With all these advantages, one might ask, why we don’t see thousands of new wind turbines popping all around us. The answer to this question lies in a number of inherent challenges wind power engineers have been trying to resolve for decades.
Traditional wind turbines are quite large and therefore are usually installed in relatively remote locations, which, in turn, creates additional costs of building transmission lines to route the generated electricity back to the city. Noise and aesthetic pollution also ply their part: people are often reluctant to install tall industrial-looking turbines within city limits because of their noise and visual impact on the landscape.

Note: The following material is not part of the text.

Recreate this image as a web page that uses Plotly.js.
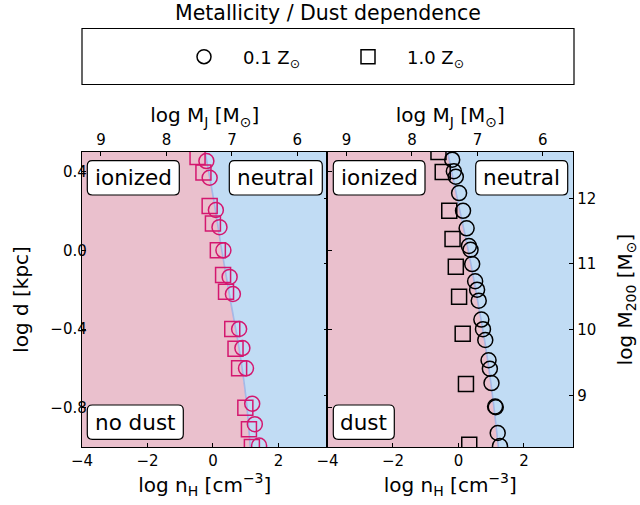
<!DOCTYPE html>
<html>
<head>
<meta charset="utf-8">
<script src="https://cdn.plot.ly/plotly-3.0.1.min.js"></script>
<style>
  html, body { margin: 0; padding: 0; background: #ffffff; }
  #chart { width: 640px; height: 505px; }
</style>
</head>
<body>
<div id="chart"></div>
<script>
// ---- data: log n_H [cm^-3] vs log d [kpc] ----
// "no dust" panel, 0.1 Z_sun (circles) and 1.0 Z_sun (squares)
const noDustCircX = [-0.20, -0.10, 0.09, 0.20, 0.32, 0.51, 0.61, 0.80, 0.90, 1.01, 1.20, 1.28, 1.41];
const noDustCircY = [0.454, 0.369, 0.205, 0.118, 0.0, -0.135, -0.222, -0.400, -0.497, -0.600, -0.780, -0.884, -0.993];
const noDustSqX   = [-0.47, -0.29, -0.10, 0.0, 0.15, 0.31, 0.40, 0.59, 0.69, 0.80, 0.99, 1.10, 1.19];
const noDustSqY   = [0.475, 0.396, 0.226, 0.137, 0.0, -0.125, -0.210, -0.400, -0.500, -0.600, -0.800, -0.910, -1.0];

// "dust" panel
const dustCircX = [-0.19, -0.14, -0.08, 0.02, 0.14, 0.25, 0.32, 0.37, 0.42, 0.51, 0.57, 0.62, 0.70, 0.75, 0.82, 0.92, 0.96, 1.01, 1.12, 1.14, 1.20, 1.27];
const dustCircY = [0.461, 0.402, 0.374, 0.291, 0.201, 0.112, 0.022, 0.003, -0.070, -0.157, -0.200, -0.256, -0.352, -0.401, -0.456, -0.559, -0.602, -0.675, -0.794, -0.798, -0.929, -0.995];
const dustSqX   = [-0.61, -0.48, -0.28, -0.18, -0.08, 0.02, 0.13, 0.23, 0.33];
const dustSqY   = [0.50, 0.398, 0.201, 0.057, -0.083, -0.236, -0.424, -0.680, -0.989];

// ionized / neutral transition curve in each panel
const edgeY      = [0.5, 0.25, 0.0, -0.25, -0.5, -0.75, -1.0];
const noDustEdgeX = [-0.24, 0.03, 0.27, 0.53, 0.80, 1.01, 1.14];
const dustEdgeX   = [-0.33, -0.02, 0.30, 0.58, 0.84, 1.05, 1.22];

// axis ranges and ticks
const nRange = [-4, 3.5];
const dRange = [-1, 0.5];
const nTicks = [-4, -2, 0, 2];
const dTicks = [0.4, 0.0, -0.4, -0.8];
const mjRange = [9.29, 5.54];          // log M_J along the top (M_J ~ n^-1/2)
const mjTicks = [9, 8, 7, 6];
const m200Range = [8.213, 12.705];     // log M200 along the right
const m200Ticks = [9, 10, 11, 12];

const legendLabels = ['0.1 Z<sub>⊙</sub>', '1.0 Z<sub>⊙</sub>'];

// ---- styling ----
const FONT = 'DejaVu Sans, sans-serif';
const PINK = '#eac0cd';
const BLUE = '#c1dcf4';
const EDGE = 'rgba(150,172,228,0.75)';
const MAGENTA = '#d4176f';

const W = 640, H = 505;
const M = {l: 82, r: 67, t: 152, b: 58};
const PW = W - M.l - M.r, PH = H - M.t - M.b;
const px = v => (v - M.l) / PW;          // pixel -> paper x
const py = v => (H - M.b - v) / PH;      // pixel -> paper y

function regionTraces(edgeX, xa, ya) {
  const top = dRange[1], bot = dRange[0];
  return [
    {x: [nRange[0]].concat(edgeX, [nRange[0]]), y: [top].concat(edgeY, [bot]),
     xaxis: xa, yaxis: ya, mode: 'lines', fill: 'toself', fillcolor: PINK,
     line: {width: 0}, hoverinfo: 'skip', showlegend: false},
    {x: [nRange[1]].concat(edgeX, [nRange[1]]), y: [top].concat(edgeY, [bot]),
     xaxis: xa, yaxis: ya, mode: 'lines', fill: 'toself', fillcolor: BLUE,
     line: {width: 0}, hoverinfo: 'skip', showlegend: false},
    {x: edgeX, y: edgeY, xaxis: xa, yaxis: ya, mode: 'lines',
     line: {color: EDGE, width: 1.6, shape: 'spline'}, hoverinfo: 'skip', showlegend: false}
  ];
}

function pts(x, y, sym, color, xa, ya) {
  return {x: x, y: y, xaxis: xa, yaxis: ya, mode: 'markers', showlegend: false,
          marker: {symbol: sym, size: 15, color: color, line: {width: 1.5, color: color}}};
}

const traces = [].concat(
  regionTraces(noDustEdgeX, 'x', 'y'),
  regionTraces(dustEdgeX, 'x2', 'y2'),
  [
    pts(noDustSqX, noDustSqY, 'square-open', MAGENTA, 'x', 'y'),
    pts(noDustCircX, noDustCircY, 'circle-open', MAGENTA, 'x', 'y'),
    pts(dustSqX, dustSqY, 'square-open', '#000000', 'x2', 'y2'),
    pts(dustCircX, dustCircY, 'circle-open', '#000000', 'x2', 'y2'),
    // empty traces that keep the secondary axes alive
    {x: [null], y: [null], xaxis: 'x3', yaxis: 'y3', mode: 'markers', showlegend: false, hoverinfo: 'skip'},
    {x: [null], y: [null], xaxis: 'x4', yaxis: 'y4', mode: 'markers', showlegend: false, hoverinfo: 'skip'},
    // legend keys
    {x: [null], y: [null], xaxis: 'x', yaxis: 'y', mode: 'markers', name: legendLabels[0],
     legend: 'legend', marker: {symbol: 'circle-open', size: 14, color: '#000', line: {width: 1.5}}},
    {x: [null], y: [null], xaxis: 'x2', yaxis: 'y2', mode: 'markers', name: legendLabels[1],
     legend: 'legend2', marker: {symbol: 'square-open', size: 14, color: '#000', line: {width: 1.5}}}
  ]
);

const tickFont = {family: FONT, size: 15, color: '#000'};
const titleFont = {family: FONT, size: 20, color: '#000'};
const baseAxis = {
  showgrid: false, zeroline: false, showline: true, linecolor: '#000', linewidth: 1.2,
  ticks: 'inside', ticklen: 4, tickwidth: 1, tickcolor: '#000', tickfont: tickFont
};

const nAxis = (domain, anchor) => Object.assign({}, baseAxis, {
  domain: domain, anchor: anchor, range: nRange, tickmode: 'array', tickvals: nTicks,
  title: {text: 'log n<sub>H</sub> [cm<sup>−3</sup>]', font: titleFont, standoff: 6}
});
const mjAxis = (over, anchor) => Object.assign({}, baseAxis, {
  overlaying: over, anchor: anchor, side: 'top', range: mjRange, tickmode: 'array', tickvals: mjTicks,
  title: {text: 'log M<sub>J</sub> [M<sub>⊙</sub>]', font: titleFont, standoff: 2}
});

const legendBase = {
  orientation: 'h', xanchor: 'left', yanchor: 'middle', y: py(57),
  itemwidth: 68, bgcolor: 'rgba(0,0,0,0)', borderwidth: 0,
  font: {family: FONT, size: 18, color: '#000'}
};

function roundBox(x0, y0, x1, y1, r) {
  const X = v => px(v), Y = v => py(v);
  return 'M' + X(x0 + r) + ',' + Y(y0) +
    ' L' + X(x1 - r) + ',' + Y(y0) + ' Q' + X(x1) + ',' + Y(y0) + ' ' + X(x1) + ',' + Y(y0 + r) +
    ' L' + X(x1) + ',' + Y(y1 - r) + ' Q' + X(x1) + ',' + Y(y1) + ' ' + X(x1 - r) + ',' + Y(y1) +
    ' L' + X(x0 + r) + ',' + Y(y1) + ' Q' + X(x0) + ',' + Y(y1) + ' ' + X(x0) + ',' + Y(y1 - r) +
    ' L' + X(x0) + ',' + Y(y0 + r) + ' Q' + X(x0) + ',' + Y(y0) + ' ' + X(x0 + r) + ',' + Y(y0) + ' Z';
}

// text boxes: [label, left, top, right, bottom] in page pixels
const boxes = [
  ['ionized', 87.3, 160.7, 179.3, 195],
  ['neutral', 229.3, 160.7, 322.3, 195],
  ['no dust', 87.3, 405, 183.3, 439.3],
  ['ionized', 333.3, 160.7, 425, 195],
  ['neutral', 475.7, 160.7, 567.7, 195],
  ['dust', 333.3, 405, 394.3, 439.3]
];

const shapes = boxes.map(b => ({
  type: 'path', xref: 'paper', yref: 'paper', path: roundBox(b[1], b[2], b[3], b[4], 5),
  fillcolor: '#ffffff', line: {color: '#000', width: 1.2}, layer: 'above'
}));
shapes.push({type: 'rect', xref: 'paper', yref: 'paper',
  x0: px(82), x1: px(574), y0: py(84.5), y1: py(28.5),
  line: {color: '#000', width: 1.2}, fillcolor: 'rgba(0,0,0,0)'});

const annotations = boxes.map(b => ({
  xref: 'paper', yref: 'paper', x: px((b[1] + b[3]) / 2), y: py((b[2] + b[4]) / 2),
  text: b[0], showarrow: false, xanchor: 'center', yanchor: 'middle',
  font: {family: FONT, size: 21.5, color: '#000'}
}));
annotations.push({xref: 'paper', yref: 'paper', x: px(328), y: py(13), text: 'Metallicity / Dust dependence',
  showarrow: false, xanchor: 'center', yanchor: 'middle', font: {family: FONT, size: 20.5, color: '#000'}});

const layout = {
  width: W, height: H, margin: M, paper_bgcolor: '#fff', plot_bgcolor: '#fff',
  font: {family: FONT, color: '#000'},
  xaxis: nAxis([0, 0.5], 'y'),
  xaxis2: nAxis([0.5, 1], 'y2'),
  xaxis3: mjAxis('x', 'y'),
  xaxis4: mjAxis('x2', 'y2'),
  yaxis: Object.assign({}, baseAxis, {domain: [0, 1], anchor: 'x', range: dRange, tickmode: 'array',
    tickvals: dTicks, tickformat: '.1f', ticklabelstandoff: -9,
    title: {text: 'log d [kpc]', font: titleFont, standoff: 16}}),
  yaxis2: Object.assign({}, baseAxis, {domain: [0, 1], anchor: 'x2', range: dRange, tickmode: 'array',
    tickvals: dTicks, showticklabels: false}),
  yaxis3: Object.assign({}, baseAxis, {overlaying: 'y', anchor: 'x', side: 'right', range: m200Range,
    tickmode: 'array', tickvals: m200Ticks, showticklabels: false}),
  yaxis4: Object.assign({}, baseAxis, {overlaying: 'y2', anchor: 'x2', side: 'right', range: m200Range,
    tickmode: 'array', tickvals: m200Ticks,
    title: {text: 'log M<sub>200</sub> [M<sub>⊙</sub>]', font: titleFont, standoff: 22}}),
  legend: Object.assign({}, legendBase, {x: px(165)}),
  legend2: Object.assign({}, legendBase, {x: px(329)}),
  shapes: shapes,
  annotations: annotations,
  showlegend: true
};

Plotly.newPlot('chart', traces, layout, {staticPlot: true, displayModeBar: false});
</script>
</body>
</html>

However, one company is trying to change that by reimagining the traditional wind turbine design. New Wind, a France-based company will soon install a “garden” of their very unconventional tree-shaped turbines in the city of Paris at the Place de la Concorde. Unlike traditional long-bladed turbines, the new concept relies on an abundance of small cone-shaped generators capable of capturing the faintest winds (as low as 4.5 mph) to accumulate power.
The new 26-foot-high turbines are inspired by nature and are meant to blend in with the city landscape. In addition, their small size and vertical-axis rotation make them virtually unobtrusive.
The company’s founder, Jérôme Michaud-Larivière hopes that his tree-like turbines can be planted in urban areas next to real trees and generate electricity from small air currents flowing along buildings and city streets.
Although less efficient overall than conventional wind turbines, the ~ $30,000 power plants can still be profitable in just a year of average wind speeds of 7.8 mph.